EXERCISE GOAL:
Everything in the data should be repeated exactly, save for the images.
--- START ---
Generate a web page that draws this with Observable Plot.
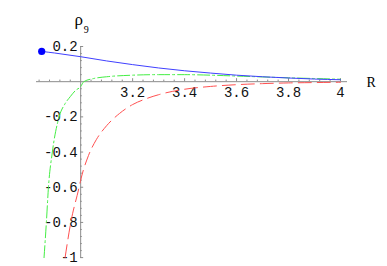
<!DOCTYPE html>
<html>
<head>
<meta charset="utf-8">
<script src="https://cdn.jsdelivr.net/npm/d3@7"></script>
<script src="https://cdn.jsdelivr.net/npm/@observablehq/plot@0.6"></script>
<style>
  html, body { margin: 0; padding: 0; background: #fff; }
  #chart { width: 387px; height: 266px; }
</style>
</head>
<body>
<div id="chart"></div>
<script>
// Series
const blueR = [2.85, 2.9, 3.0, 3.1, 3.2, 3.3, 3.4, 3.5, 3.6, 3.7, 3.8, 3.9, 4.0];
const blueV = [0.172, 0.163, 0.142, 0.118, 0.097, 0.078, 0.062, 0.049, 0.037, 0.028, 0.021, 0.015, 0.011];

const greenR = [2.859, 2.868, 2.876, 2.891, 2.917, 2.94, 2.96, 2.98, 3.0, 3.012, 3.05, 3.1, 3.2, 3.3, 3.4, 3.5, 3.6, 3.7, 3.8, 3.9, 4.0];
const greenV = [-1.0, -0.8, -0.6, -0.4, -0.2, -0.125, -0.085, -0.05, -0.028, 0.0, 0.018, 0.028, 0.037, 0.040, 0.040, 0.037, 0.032, 0.027, 0.022, 0.018, 0.014];

const redR = [2.94, 2.962, 2.994, 3.0, 3.03, 3.06, 3.1, 3.15, 3.2, 3.25, 3.3, 3.4, 3.5, 3.6, 3.7, 3.8, 3.9, 4.0];
const redV = [-1.0, -0.8, -0.6, -0.56, -0.42, -0.33, -0.25, -0.18, -0.13, -0.098, -0.074, -0.043, -0.027, -0.017, -0.011, -0.007, -0.005, -0.003];

// Axes / ticks
const xTicks = [3.2, 3.4, 3.6, 3.8, 4.0];
const xTickLabels = ["3.2", "3.4", "3.6", "3.8", "4"];
const yTicks = [-1.0, -0.8, -0.6, -0.4, -0.2, 0.2];
const yTickLabels = ["-1", "-0.8", "-0.6", "-0.4", "-0.2", "0.2"];
const xOrigin = 3.0;
const yOrigin = 0.0;
const xDomain = [2.83, 4.027];
const yDomain = [-1.005, 0.2];
const xLabel = "R";
const yLabel = "ρ";
const yLabelSub = "9";

const W = 387, H = 266;
const mL = 36, mR = 40, mT = 46, mB = 8;
const kx = (W - mL - mR) / (xDomain[1] - xDomain[0]);
const ky = (H - mT - mB) / (yDomain[1] - yDomain[0]);
const major = 3, minor = 1.6;

const xMinor = d3.range(2.84, 4.001, 0.04).map(v => +v.toFixed(2))
  .filter(v => Math.abs(v - xOrigin) > 1e-6 && !xTicks.some(t => Math.abs(t - v) < 1e-6));
const yMinor = d3.range(-1.0, 0.2001, 0.04).map(v => +v.toFixed(2))
  .filter(v => Math.abs(v - yOrigin) > 1e-6 && !yTicks.some(t => Math.abs(t - v) < 1e-6));

const blue = blueR.map((r, i) => ({r, v: blueV[i]}));
const green = greenR.map((r, i) => ({r, v: greenV[i]}));
const red = redR.map((r, i) => ({r, v: redV[i]}));

const axisColor = "#8c8c8c";
const mono = "Liberation Mono, DejaVu Sans Mono, monospace";
const serif = "Liberation Serif, DejaVu Serif, serif";

const chart = Plot.plot({
  width: W, height: H,
  marginLeft: mL, marginRight: mR, marginTop: mT, marginBottom: mB,
  x: {domain: xDomain, axis: null},
  y: {domain: yDomain, axis: null},
  style: {background: "#fff", overflow: "visible"},
  marks: [
    // axes lines
    Plot.ruleY([yOrigin], {x1: xDomain[0], x2: xDomain[1], stroke: axisColor, strokeWidth: 1}),
    Plot.ruleX([xOrigin], {y1: yDomain[0], y2: yDomain[1], stroke: axisColor, strokeWidth: 1}),
    // x ticks (pointing up)
    Plot.ruleX(xTicks, {x: d => d, y1: yOrigin, y2: yOrigin + major / ky, stroke: axisColor}),
    Plot.ruleX(xMinor, {x: d => d, y1: yOrigin, y2: yOrigin + minor / ky, stroke: axisColor}),
    // y ticks (pointing right)
    Plot.ruleY(yTicks, {y: d => d, x1: xOrigin, x2: xOrigin + major / kx, stroke: axisColor}),
    Plot.ruleY(yMinor, {y: d => d, x1: xOrigin, x2: xOrigin + minor / kx, stroke: axisColor}),
    // tick labels
    Plot.text(xTicks, {x: d => d, y: yOrigin, text: (d, i) => xTickLabels[i], dy: 11, fontFamily: mono, fontSize: 14, fill: "#111", textAnchor: "middle"}),
    Plot.text(yTicks, {x: xOrigin, y: d => d, text: (d, i) => yTickLabels[i], dx: -3, fontFamily: mono, fontSize: 14, fill: "#111", textAnchor: "end"}),
    // axis labels
    Plot.text([xLabel], {x: xDomain[1], y: yOrigin, text: d => d, dx: 19, dy: 1, fontFamily: serif, fontSize: 14, fill: "#000", textAnchor: "start"}),
    Plot.text([yLabel], {x: xOrigin, y: yDomain[1], text: d => d, dx: -2, dy: -27, fontFamily: serif, fontSize: 17, fill: "#000", textAnchor: "middle"}),
    Plot.text([yLabelSub], {x: xOrigin, y: yDomain[1], text: d => d, dx: 3, dy: -17, fontFamily: serif, fontSize: 10, fill: "#000", textAnchor: "start"}),
    // curves
    Plot.line(red, {x: "r", y: "v", stroke: "#ff5050", strokeWidth: 1, strokeDasharray: "13,6", curve: "monotone-x"}),
    Plot.line(green, {x: "r", y: "v", stroke: "#44ee44", strokeWidth: 1, strokeDasharray: "12,3,2,3", curve: "monotone-x"}),
    Plot.line(blue, {x: "r", y: "v", stroke: "#4040ff", strokeWidth: 1, curve: "monotone-x"}),
    Plot.dot([blue[0]], {x: "r", y: "v", r: 3.6, fill: "#0000ff", stroke: "none"})
  ]
});
document.getElementById("chart").appendChild(chart);
</script>
</body>
</html>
--- END ---
REPLY TO THE TASK:
Generate a web page that draws this with Observable Plot.
<!DOCTYPE html>
<html>
<head>
<meta charset="utf-8">
<script src="https://cdn.jsdelivr.net/npm/d3@7"></script>
<script src="https://cdn.jsdelivr.net/npm/@observablehq/plot@0.6"></script>
<style>
  html, body { margin: 0; padding: 0; background: #fff; }
  #chart { width: 387px; height: 266px; }
</style>
</head>
<body>
<div id="chart"></div>
<script>
// Series
const blueR = [2.85, 2.9, 3.0, 3.1, 3.2, 3.3, 3.4, 3.5, 3.6, 3.7, 3.8, 3.9, 4.0];
const blueV = [0.172, 0.163, 0.142, 0.118, 0.097, 0.078, 0.062, 0.049, 0.037, 0.028, 0.021, 0.015, 0.011];

const greenR = [2.859, 2.868, 2.876, 2.891, 2.917, 2.94, 2.96, 2.98, 3.0, 3.012, 3.05, 3.1, 3.2, 3.3, 3.4, 3.5, 3.6, 3.7, 3.8, 3.9, 4.0];
const greenV = [-1.0, -0.8, -0.6, -0.4, -0.2, -0.125, -0.085, -0.05, -0.028, 0.0, 0.018, 0.028, 0.037, 0.040, 0.040, 0.037, 0.032, 0.027, 0.022, 0.018, 0.014];

const redR = [2.94, 2.962, 2.994, 3.0, 3.03, 3.06, 3.1, 3.15, 3.2, 3.25, 3.3, 3.4, 3.5, 3.6, 3.7, 3.8, 3.9, 4.0];
const redV = [-1.0, -0.8, -0.6, -0.56, -0.42, -0.33, -0.25, -0.18, -0.13, -0.098, -0.074, -0.043, -0.027, -0.017, -0.011, -0.007, -0.005, -0.003];

// Axes / ticks
const xTicks = [3.2, 3.4, 3.6, 3.8, 4.0];
const xTickLabels = ["3.2", "3.4", "3.6", "3.8", "4"];
const yTicks = [-1.0, -0.8, -0.6, -0.4, -0.2, 0.2];
const yTickLabels = ["-1", "-0.8", "-0.6", "-0.4", "-0.2", "0.2"];
const xOrigin = 3.0;
const yOrigin = 0.0;
const xDomain = [2.83, 4.027];
const yDomain = [-1.005, 0.2];
const xLabel = "R";
const yLabel = "ρ";
const yLabelSub = "9";

const W = 387, H = 266;
const mL = 36, mR = 40, mT = 46, mB = 8;
const kx = (W - mL - mR) / (xDomain[1] - xDomain[0]);
const ky = (H - mT - mB) / (yDomain[1] - yDomain[0]);
const major = 3, minor = 1.6;

const xMinor = d3.range(2.84, 4.001, 0.04).map(v => +v.toFixed(2))
  .filter(v => Math.abs(v - xOrigin) > 1e-6 && !xTicks.some(t => Math.abs(t - v) < 1e-6));
const yMinor = d3.range(-1.0, 0.2001, 0.04).map(v => +v.toFixed(2))
  .filter(v => Math.abs(v - yOrigin) > 1e-6 && !yTicks.some(t => Math.abs(t - v) < 1e-6));

const blue = blueR.map((r, i) => ({r, v: blueV[i]}));
const green = greenR.map((r, i) => ({r, v: greenV[i]}));
const red = redR.map((r, i) => ({r, v: redV[i]}));

const axisColor = "#8c8c8c";
const mono = "Liberation Mono, DejaVu Sans Mono, monospace";
const serif = "Liberation Serif, DejaVu Serif, serif";

const chart = Plot.plot({
  width: W, height: H,
  marginLeft: mL, marginRight: mR, marginTop: mT, marginBottom: mB,
  x: {domain: xDomain, axis: null},
  y: {domain: yDomain, axis: null},
  style: {background: "#fff", overflow: "visible"},
  marks: [
    // axes lines
    Plot.ruleY([yOrigin], {x1: xDomain[0], x2: xDomain[1], stroke: axisColor, strokeWidth: 1}),
    Plot.ruleX([xOrigin], {y1: yDomain[0], y2: yDomain[1], stroke: axisColor, strokeWidth: 1}),
    // x ticks (pointing up)
    Plot.ruleX(xTicks, {x: d => d, y1: yOrigin, y2: yOrigin + major / ky, stroke: axisColor}),
    Plot.ruleX(xMinor, {x: d => d, y1: yOrigin, y2: yOrigin + minor / ky, stroke: axisColor}),
    // y ticks (pointing right)
    Plot.ruleY(yTicks, {y: d => d, x1: xOrigin, x2: xOrigin + major / kx, stroke: axisColor}),
    Plot.ruleY(yMinor, {y: d => d, x1: xOrigin, x2: xOrigin + minor / kx, stroke: axisColor}),
    // tick labels
    Plot.text(xTicks, {x: d => d, y: yOrigin, text: (d, i) => xTickLabels[i], dy: 11, fontFamily: mono, fontSize: 14, fill: "#111", textAnchor: "middle"}),
    Plot.text(yTicks, {x: xOrigin, y: d => d, text: (d, i) => yTickLabels[i], dx: -3, fontFamily: mono, fontSize: 14, fill: "#111", textAnchor: "end"}),
    // axis labels
    Plot.text([xLabel], {x: xDomain[1], y: yOrigin, text: d => d, dx: 19, dy: 1, fontFamily: serif, fontSize: 14, fill: "#000", textAnchor: "start"}),
    Plot.text([yLabel], {x: xOrigin, y: yDomain[1], text: d => d, dx: -2, dy: -27, fontFamily: serif, fontSize: 17, fill: "#000", textAnchor: "middle"}),
    Plot.text([yLabelSub], {x: xOrigin, y: yDomain[1], text: d => d, dx: 3, dy: -17, fontFamily: serif, fontSize: 10, fill: "#000", textAnchor: "start"}),
    // curves
    Plot.line(red, {x: "r", y: "v", stroke: "#ff5050", strokeWidth: 1, strokeDasharray: "13,6", curve: "monotone-x"}),
    Plot.line(green, {x: "r", y: "v", stroke: "#44ee44", strokeWidth: 1, strokeDasharray: "12,3,2,3", curve: "monotone-x"}),
    Plot.line(blue, {x: "r", y: "v", stroke: "#4040ff", strokeWidth: 1, curve: "monotone-x"}),
    Plot.dot([blue[0]], {x: "r", y: "v", r: 3.6, fill: "#0000ff", stroke: "none"})
  ]
});
document.getElementById("chart").appendChild(chart);
</script>
</body>
</html>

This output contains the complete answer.